■ **Provided data**
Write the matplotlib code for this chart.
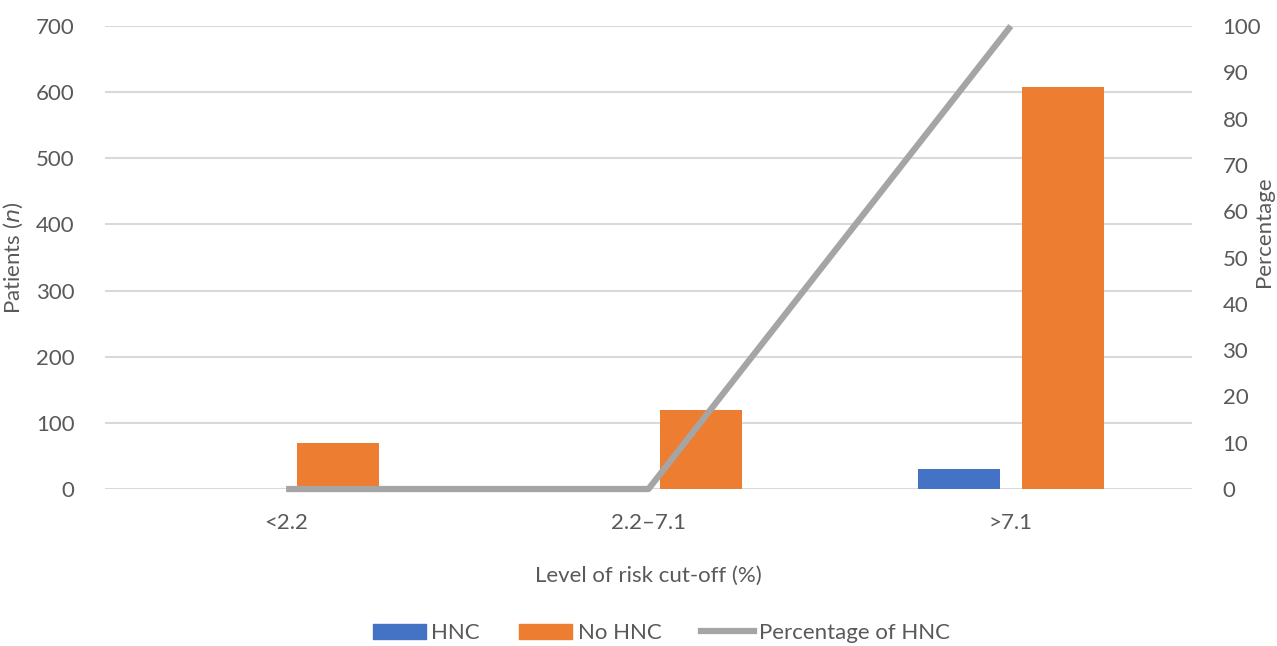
import numpy as np
import matplotlib.pyplot as plt
from matplotlib.patches import Patch
from matplotlib.lines import Line2D

plt.rcParams['font.family'] = ['Lato', 'DejaVu Sans']

categories = ['<2.2', '2.2\u20137.1', '>7.1']
hnc = [0, 0, 30]
no_hnc = [70, 120, 608]
pct_hnc = [0, 0, 100]

blue = '#4472C4'
orange = '#ED7D31'
grey = '#A5A5A5'
txt = '#595959'
grid = '#D9D9D9'
fs = 16

fig = plt.figure(figsize=(12.77, 6.46), dpi=100)
ax = fig.add_axes([0.0822, 0.243, 0.8512, 0.7167])
ax2 = ax.twinx()

x = np.arange(len(categories))
w = 0.226
ax.bar(x - 0.144, hnc, w, color=blue, zorder=2)
ax.bar(x + 0.144, no_hnc, w, color=orange, zorder=2)

ax.set_xlim(-0.5, 2.5)
ax.set_ylim(0, 700)
ax.set_yticks(range(0, 701, 100))
ax.yaxis.grid(True, color=grid, lw=1.5, zorder=0)
ax.set_axisbelow(True)
ax.set_xticks(x)
ax.set_xticklabels(categories)
ax.tick_params(length=0, labelsize=fs, colors=txt)
ax.tick_params(axis='x', pad=17)
ax.tick_params(axis='y', pad=22)
for s in ax.spines.values():
    s.set_visible(False)
ax.set_xlabel('Level of risk cut-off (%)', fontsize=fs, color=txt, labelpad=24)
ax.set_ylabel('Patients ($\\it{n}$)', fontsize=fs, color=txt, labelpad=8)

ax2.plot(x, pct_hnc, color=grey, lw=4.5, solid_capstyle='butt', clip_on=False, zorder=3)
ax2.set_ylim(0, 100)
ax2.set_yticks(range(0, 101, 10))
ax2.tick_params(length=0, labelsize=fs, colors=txt, pad=22)
for s in ax2.spines.values():
    s.set_visible(False)
fig.text(1264 / 1277, 1 - 232 / 646, 'Percentage', rotation=90, ha='center',
         va='center', fontsize=fs, color=txt)

handles = [Patch(color=blue), Patch(color=orange),
           Line2D([0], [0], color=grey, lw=4.5)]
fig.legend(handles, ['HNC', 'No HNC', 'Percentage of HNC'], loc='center',
           bbox_to_anchor=(0.518, 0.02), ncol=3, frameon=False, fontsize=fs,
           labelcolor=txt, handlelength=2.4, handleheight=0.7, columnspacing=1.75,
           handletextpad=0.25, borderpad=0.2)

fig.savefig('out.png', dpi=100)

■ **Given exercise**
Set down the material exactly, every line of it, except for the pictures.

■ **Correct response**
Write the matplotlib code for this chart.
import numpy as np
import matplotlib.pyplot as plt
from matplotlib.patches import Patch
from matplotlib.lines import Line2D

plt.rcParams['font.family'] = ['Lato', 'DejaVu Sans']

categories = ['<2.2', '2.2\u20137.1', '>7.1']
hnc = [0, 0, 30]
no_hnc = [70, 120, 608]
pct_hnc = [0, 0, 100]

blue = '#4472C4'
orange = '#ED7D31'
grey = '#A5A5A5'
txt = '#595959'
grid = '#D9D9D9'
fs = 16

fig = plt.figure(figsize=(12.77, 6.46), dpi=100)
ax = fig.add_axes([0.0822, 0.243, 0.8512, 0.7167])
ax2 = ax.twinx()

x = np.arange(len(categories))
w = 0.226
ax.bar(x - 0.144, hnc, w, color=blue, zorder=2)
ax.bar(x + 0.144, no_hnc, w, color=orange, zorder=2)

ax.set_xlim(-0.5, 2.5)
ax.set_ylim(0, 700)
ax.set_yticks(range(0, 701, 100))
ax.yaxis.grid(True, color=grid, lw=1.5, zorder=0)
ax.set_axisbelow(True)
ax.set_xticks(x)
ax.set_xticklabels(categories)
ax.tick_params(length=0, labelsize=fs, colors=txt)
ax.tick_params(axis='x', pad=17)
ax.tick_params(axis='y', pad=22)
for s in ax.spines.values():
    s.set_visible(False)
ax.set_xlabel('Level of risk cut-off (%)', fontsize=fs, color=txt, labelpad=24)
ax.set_ylabel('Patients ($\\it{n}$)', fontsize=fs, color=txt, labelpad=8)

ax2.plot(x, pct_hnc, color=grey, lw=4.5, solid_capstyle='butt', clip_on=False, zorder=3)
ax2.set_ylim(0, 100)
ax2.set_yticks(range(0, 101, 10))
ax2.tick_params(length=0, labelsize=fs, colors=txt, pad=22)
for s in ax2.spines.values():
    s.set_visible(False)
fig.text(1264 / 1277, 1 - 232 / 646, 'Percentage', rotation=90, ha='center',
         va='center', fontsize=fs, color=txt)

handles = [Patch(color=blue), Patch(color=orange),
           Line2D([0], [0], color=grey, lw=4.5)]
fig.legend(handles, ['HNC', 'No HNC', 'Percentage of HNC'], loc='center',
           bbox_to_anchor=(0.518, 0.02), ncol=3, frameon=False, fontsize=fs,
           labelcolor=txt, handlelength=2.4, handleheight=0.7, columnspacing=1.75,
           handletextpad=0.25, borderpad=0.2)

fig.savefig('out.png', dpi=100)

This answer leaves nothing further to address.